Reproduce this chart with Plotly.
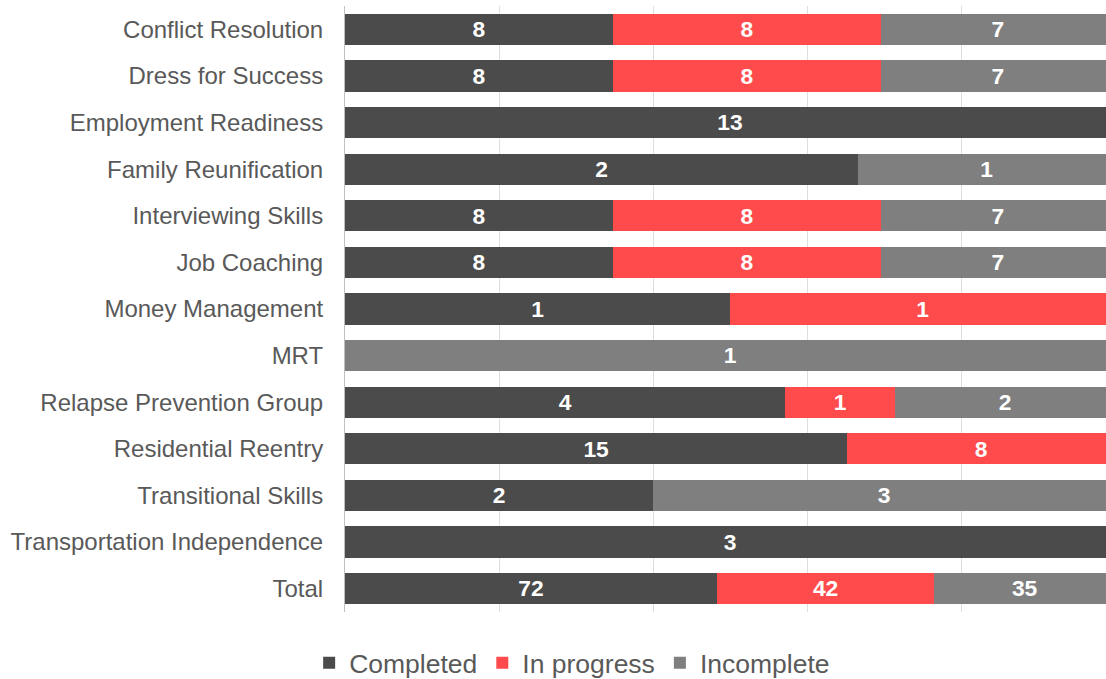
import plotly.graph_objects as go

categories = ["Conflict Resolution", "Dress for Success", "Employment Readiness",
              "Family Reunification", "Interviewing Skills", "Job Coaching",
              "Money Management", "MRT", "Relapse Prevention Group",
              "Residential Reentry", "Transitional Skills",
              "Transportation Independence", "Total"]
completed = [8, 8, 13, 2, 8, 8, 1, 0, 4, 15, 2, 3, 72]
in_progress = [8, 8, 0, 0, 8, 8, 1, 0, 1, 8, 0, 0, 42]
incomplete = [7, 7, 0, 1, 7, 7, 0, 1, 2, 0, 3, 0, 35]

series = [("Completed", completed, "#4b4b4b"),
          ("In progress", in_progress, "#ff4b4b"),
          ("Incomplete", incomplete, "#7f7f7f")]

fig = go.Figure()
for name, vals, color in series:
    fig.add_trace(go.Bar(
        name=name, y=categories, x=vals, orientation="h",
        marker=dict(color=color, line=dict(width=0)),
        text=[f"<b>{v}</b>" if v else "" for v in vals],
        textposition="inside", insidetextanchor="middle", textangle=0,
        textfont=dict(color="white", size=23.5, family="Liberation Sans"),
        hoverinfo="x+y+name",
    ))

fig.update_layout(
    barmode="stack", barnorm="percent", bargap=0.33,
    width=1115, height=687,
    margin=dict(l=345, r=0, t=6, b=75),
    plot_bgcolor="white", paper_bgcolor="white",
    font=dict(family="Liberation Sans", color="#595959", size=24),
    legend=dict(orientation="h", x=0.295, xanchor="center",
                yref="container", y=0.0, yanchor="bottom",
                font=dict(size=26.5, color="#595959"), traceorder="normal",
                itemwidth=30, tracegroupgap=0),
    uniformtext=dict(mode=False),
)
fig.update_xaxes(range=[0, 100], dtick=20, showticklabels=False, showgrid=True,
                 gridcolor="rgba(0,0,0,0.13)", gridwidth=1, zeroline=False,
                 layer="above traces", fixedrange=True)
fig.update_yaxes(autorange="reversed", showline=True, linecolor="#bfbfbf", linewidth=1,
                 ticks="", ticklen=0, tickfont=dict(size=24, color="#595959"),
                 ticklabelstandoff=16, layer="above traces")
fig.write_html("out.html", config={"displayModeBar": False},
               post_script="document.body.style.margin='0';document.body.style.overflow='hidden';")
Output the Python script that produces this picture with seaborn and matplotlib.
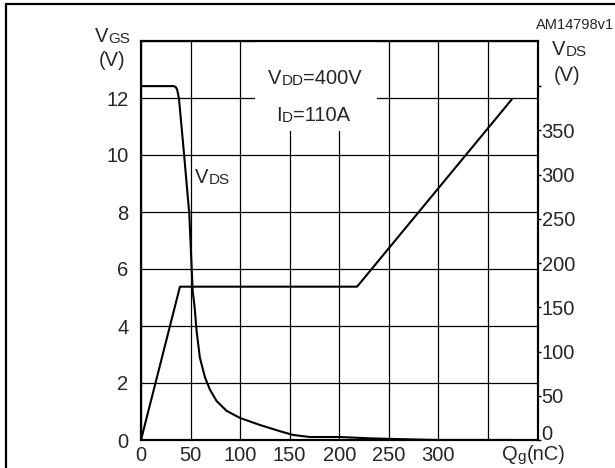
import matplotlib
matplotlib.use("Agg")
import matplotlib.pyplot as plt
from matplotlib.lines import Line2D
from matplotlib.patches import Rectangle
import seaborn as sns

# Gate charge curve
qg_vgs = [0, 39.3, 218, 374]
vgs = [0, 5.38, 5.38, 11.95]

qg_vds = [0, 33, 35, 36.5, 38.3, 41, 43.6, 46, 48.7, 50.5, 52.1, 54.1, 56.1,
          59.4, 64.5, 69.5, 76.3, 86.3, 99.7, 119.9, 140, 153.4, 170.3,
          200.5, 230.7, 260, 300, 375]
vds = [400, 400, 399, 396, 386, 353, 321, 290, 256, 210, 169, 150, 123,
       93, 71, 57, 44, 33, 25, 17, 10, 5.7, 3.4,
       3.4, 1.9, 1, 0, 0]

x_ticks = [0, 50, 100, 150, 200, 250, 300, 350, 400]
x_labels = ["0", "50", "100", "150", "200", "250", "300", "", ""]
vgs_ticks = [0, 2, 4, 6, 8, 10, 12, 14]
vgs_labels = ["0", "2", "4", "6", "8", "10", "12", ""]
vds_ticks = [0, 50, 100, 150, 200, 250, 300, 350, 400]
vds_labels = ["0", "50", "100", "150", "200", "250", "300", "350", ""]

sns.set_style("white")
plt.rcParams['font.family'] = ['Liberation Sans', 'DejaVu Sans']

BIG = 14.5
SMALL = 11

fig = plt.figure(figsize=(6.15, 4.68), dpi=100)
ax = fig.add_axes([141 / 615, 28 / 468, (537.5 - 141) / 615, (440 - 41) / 468])
ax2 = ax.twinx()

sns.lineplot(x=qg_vgs, y=vgs, ax=ax, color="black", lw=1.5, estimator=None)
sns.lineplot(x=qg_vds, y=vds, ax=ax2, color="black", lw=1.5, estimator=None)

ax.set_xlim(0, 400)
ax.set_ylim(0, 14)
ax2.set_ylim(0, 451)

ax.set_xticks(x_ticks)
ax.set_xticklabels(x_labels)
ax.set_yticks(vgs_ticks)
ax.set_yticklabels(vgs_labels)
ax2.set_yticks(vds_ticks)
ax2.set_yticklabels(vds_labels)

ax.set_axisbelow(True)
ax.grid(True, color="black", lw=0.9)
ax.tick_params(axis="x", length=0, pad=4.5, labelsize=BIG)
ax.tick_params(axis="y", length=0, pad=9, labelsize=BIG)
ax2.tick_params(axis="y", direction="out", length=2, width=1, pad=1,
                labelsize=BIG, color="black")
# the right-hand "0" sits on the axis line
ax2.yaxis.get_major_ticks()[0].label2.set_verticalalignment("baseline")

for a in (ax, ax2):
    a.set_xlabel("")
    a.set_ylabel("")
    for s in a.spines.values():
        s.set_color("black")
        s.set_linewidth(1.5)

# white box behind the test conditions
ax.add_patch(Rectangle((115, 10.85), 123, 3.15, facecolor="white",
                       edgecolor="none", zorder=1))


def rich(target, x, y, parts, coords):
    prev = target.annotate(parts[0][0], (x, y), xycoords=coords,
                           fontsize=parts[0][1], va="baseline", ha="left")
    for txt, fs in parts[1:]:
        prev = target.annotate(txt, (1, 0), xycoords=prev, fontsize=fs,
                               va="bottom", ha="left")
    return prev


rich(ax, 128, 12.48, [("V", BIG), ("DD", SMALL), ("=400V", BIG)], "data")
rich(ax, 136.5, 11.19, [("I", BIG), ("D", SMALL), ("=110A", BIG)], "data")
rich(ax, 54.4, 9.03, [("V", BIG), ("DS", SMALL)], "data")

rich(ax, 95, 426, [("V", BIG), ("GS", SMALL)], "figure pixels")
ax.annotate("(V)", (112, 402), xycoords="figure pixels", fontsize=BIG,
            ha="center", va="baseline")
rich(ax, 552, 413, [("V", BIG), ("DS", SMALL)], "figure pixels")
ax.annotate("(V)", (567, 387), xycoords="figure pixels", fontsize=BIG,
            ha="center", va="baseline")
rich(ax, 502, 8, [("Q", BIG), ("g", SMALL), ("(nC)", BIG)], "figure pixels")
ax.annotate("AM14798v1", (614, 439), xycoords="figure pixels", fontsize=10.5,
            ha="right", va="baseline")

# frame of the figure (top and left edges visible)
fig.add_artist(Line2D([6 / 615, 6 / 615], [0, 464 / 468], color="black",
                      lw=1.6, transform=fig.transFigure))
fig.add_artist(Line2D([6 / 615, 1], [464 / 468, 464 / 468], color="black",
                      lw=1.6, transform=fig.transFigure))

fig.savefig("out.png", dpi=100)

------------

Written exercise>
Your copy should repeat each entry above exactly but contain no pictures.

The output>
Reproduce this chart with Plotly.
import plotly.graph_objects as go

categories = ["Conflict Resolution", "Dress for Success", "Employment Readiness",
              "Family Reunification", "Interviewing Skills", "Job Coaching",
              "Money Management", "MRT", "Relapse Prevention Group",
              "Residential Reentry", "Transitional Skills",
              "Transportation Independence", "Total"]
completed = [8, 8, 13, 2, 8, 8, 1, 0, 4, 15, 2, 3, 72]
in_progress = [8, 8, 0, 0, 8, 8, 1, 0, 1, 8, 0, 0, 42]
incomplete = [7, 7, 0, 1, 7, 7, 0, 1, 2, 0, 3, 0, 35]

series = [("Completed", completed, "#4b4b4b"),
          ("In progress", in_progress, "#ff4b4b"),
          ("Incomplete", incomplete, "#7f7f7f")]

fig = go.Figure()
for name, vals, color in series:
    fig.add_trace(go.Bar(
        name=name, y=categories, x=vals, orientation="h",
        marker=dict(color=color, line=dict(width=0)),
        text=[f"<b>{v}</b>" if v else "" for v in vals],
        textposition="inside", insidetextanchor="middle", textangle=0,
        textfont=dict(color="white", size=23.5, family="Liberation Sans"),
        hoverinfo="x+y+name",
    ))

fig.update_layout(
    barmode="stack", barnorm="percent", bargap=0.33,
    width=1115, height=687,
    margin=dict(l=345, r=0, t=6, b=75),
    plot_bgcolor="white", paper_bgcolor="white",
    font=dict(family="Liberation Sans", color="#595959", size=24),
    legend=dict(orientation="h", x=0.295, xanchor="center",
                yref="container", y=0.0, yanchor="bottom",
                font=dict(size=26.5, color="#595959"), traceorder="normal",
                itemwidth=30, tracegroupgap=0),
    uniformtext=dict(mode=False),
)
fig.update_xaxes(range=[0, 100], dtick=20, showticklabels=False, showgrid=True,
                 gridcolor="rgba(0,0,0,0.13)", gridwidth=1, zeroline=False,
                 layer="above traces", fixedrange=True)
fig.update_yaxes(autorange="reversed", showline=True, linecolor="#bfbfbf", linewidth=1,
                 ticks="", ticklen=0, tickfont=dict(size=24, color="#595959"),
                 ticklabelstandoff=16, layer="above traces")
fig.write_html("out.html", config={"displayModeBar": False},
               post_script="document.body.style.margin='0';document.body.style.overflow='hidden';")
Output the Python script that produces this picture with seaborn and matplotlib.
import matplotlib
matplotlib.use("Agg")
import matplotlib.pyplot as plt
from matplotlib.lines import Line2D
from matplotlib.patches import Rectangle
import seaborn as sns

# Gate charge curve
qg_vgs = [0, 39.3, 218, 374]
vgs = [0, 5.38, 5.38, 11.95]

qg_vds = [0, 33, 35, 36.5, 38.3, 41, 43.6, 46, 48.7, 50.5, 52.1, 54.1, 56.1,
          59.4, 64.5, 69.5, 76.3, 86.3, 99.7, 119.9, 140, 153.4, 170.3,
          200.5, 230.7, 260, 300, 375]
vds = [400, 400, 399, 396, 386, 353, 321, 290, 256, 210, 169, 150, 123,
       93, 71, 57, 44, 33, 25, 17, 10, 5.7, 3.4,
       3.4, 1.9, 1, 0, 0]

x_ticks = [0, 50, 100, 150, 200, 250, 300, 350, 400]
x_labels = ["0", "50", "100", "150", "200", "250", "300", "", ""]
vgs_ticks = [0, 2, 4, 6, 8, 10, 12, 14]
vgs_labels = ["0", "2", "4", "6", "8", "10", "12", ""]
vds_ticks = [0, 50, 100, 150, 200, 250, 300, 350, 400]
vds_labels = ["0", "50", "100", "150", "200", "250", "300", "350", ""]

sns.set_style("white")
plt.rcParams['font.family'] = ['Liberation Sans', 'DejaVu Sans']

BIG = 14.5
SMALL = 11

fig = plt.figure(figsize=(6.15, 4.68), dpi=100)
ax = fig.add_axes([141 / 615, 28 / 468, (537.5 - 141) / 615, (440 - 41) / 468])
ax2 = ax.twinx()

sns.lineplot(x=qg_vgs, y=vgs, ax=ax, color="black", lw=1.5, estimator=None)
sns.lineplot(x=qg_vds, y=vds, ax=ax2, color="black", lw=1.5, estimator=None)

ax.set_xlim(0, 400)
ax.set_ylim(0, 14)
ax2.set_ylim(0, 451)

ax.set_xticks(x_ticks)
ax.set_xticklabels(x_labels)
ax.set_yticks(vgs_ticks)
ax.set_yticklabels(vgs_labels)
ax2.set_yticks(vds_ticks)
ax2.set_yticklabels(vds_labels)

ax.set_axisbelow(True)
ax.grid(True, color="black", lw=0.9)
ax.tick_params(axis="x", length=0, pad=4.5, labelsize=BIG)
ax.tick_params(axis="y", length=0, pad=9, labelsize=BIG)
ax2.tick_params(axis="y", direction="out", length=2, width=1, pad=1,
                labelsize=BIG, color="black")
# the right-hand "0" sits on the axis line
ax2.yaxis.get_major_ticks()[0].label2.set_verticalalignment("baseline")

for a in (ax, ax2):
    a.set_xlabel("")
    a.set_ylabel("")
    for s in a.spines.values():
        s.set_color("black")
        s.set_linewidth(1.5)

# white box behind the test conditions
ax.add_patch(Rectangle((115, 10.85), 123, 3.15, facecolor="white",
                       edgecolor="none", zorder=1))


def rich(target, x, y, parts, coords):
    prev = target.annotate(parts[0][0], (x, y), xycoords=coords,
                           fontsize=parts[0][1], va="baseline", ha="left")
    for txt, fs in parts[1:]:
        prev = target.annotate(txt, (1, 0), xycoords=prev, fontsize=fs,
                               va="bottom", ha="left")
    return prev


rich(ax, 128, 12.48, [("V", BIG), ("DD", SMALL), ("=400V", BIG)], "data")
rich(ax, 136.5, 11.19, [("I", BIG), ("D", SMALL), ("=110A", BIG)], "data")
rich(ax, 54.4, 9.03, [("V", BIG), ("DS", SMALL)], "data")

rich(ax, 95, 426, [("V", BIG), ("GS", SMALL)], "figure pixels")
ax.annotate("(V)", (112, 402), xycoords="figure pixels", fontsize=BIG,
            ha="center", va="baseline")
rich(ax, 552, 413, [("V", BIG), ("DS", SMALL)], "figure pixels")
ax.annotate("(V)", (567, 387), xycoords="figure pixels", fontsize=BIG,
            ha="center", va="baseline")
rich(ax, 502, 8, [("Q", BIG), ("g", SMALL), ("(nC)", BIG)], "figure pixels")
ax.annotate("AM14798v1", (614, 439), xycoords="figure pixels", fontsize=10.5,
            ha="right", va="baseline")

# frame of the figure (top and left edges visible)
fig.add_artist(Line2D([6 / 615, 6 / 615], [0, 464 / 468], color="black",
                      lw=1.6, transform=fig.transFigure))
fig.add_artist(Line2D([6 / 615, 1], [464 / 468, 464 / 468], color="black",
                      lw=1.6, transform=fig.transFigure))

fig.savefig("out.png", dpi=100)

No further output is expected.